A large number of police accompanied Alimov's body and were present during the funeral. The father of another man who died in May, apparently after terrible beatings in Jaslyk, was reportedly detained by police directly after the funeral and sentenced Friday to 15 days in custody on an administrative charge, related to his attendance at the funeral. Police reportedly questioned him about how he heard about the funeral and why he attended.

Both men were serving prison sentences on charges related to their religious activity. Since 1997, the government of Uzbekistan has waged a campaign against religious Muslims who practice their faith outside of state controls. The peaceful expression of independent religious views has landed thousands in prison on charges of extremism. The government has particularly targeted members of Hizb ut-Tahrir, a banned Islamic group that calls for the peaceful reestablishment of the Caliphate in Central Asia. Uzbek authorities routinely prosecute those accused of affiliation with the group on charges of anti-state activities or possession or distribution of "illegal religious materials."

"Torture is an unmistakable feature of this campaign," said Andersen.

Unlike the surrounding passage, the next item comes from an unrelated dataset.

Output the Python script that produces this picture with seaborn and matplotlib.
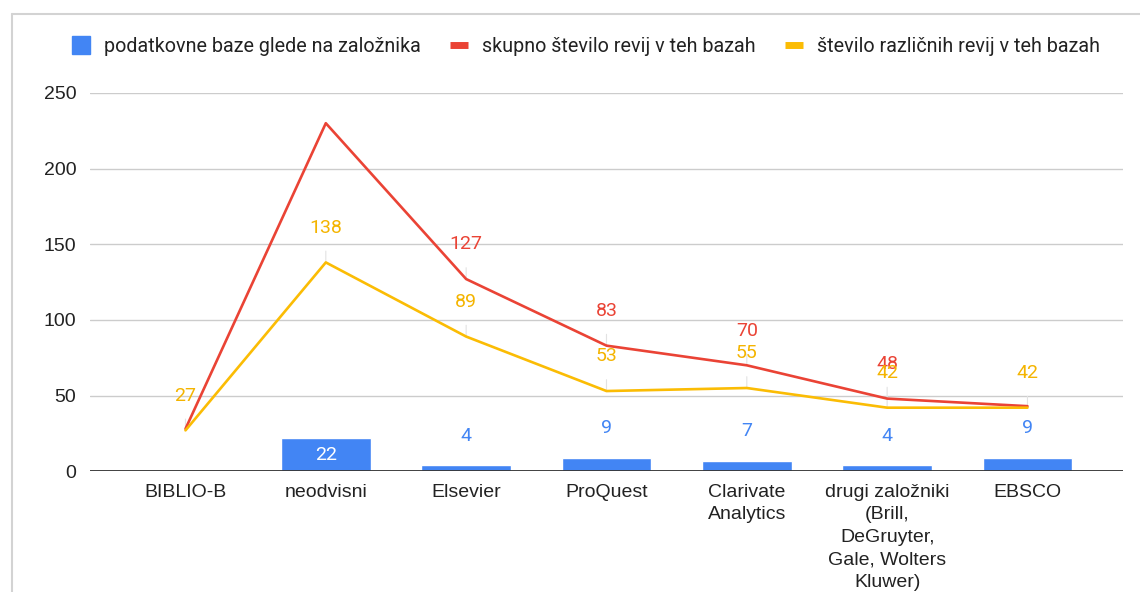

In the past fifteen months alone, Human Rights Watch has documented 11 deaths arising from suspicious circumstances in custody.

According to information from the human rights group Memorial, Alimov was sentenced in 1999 to 16 years in prison, on a range of charges, including spreading religious "extremist" materials. Avazov was sentenced in mid-2000 to 20 years in prison. He had been accused of membership of Hizb ut-Tahrir. His sentence was reduced on appeal in February 2001 to 19 years.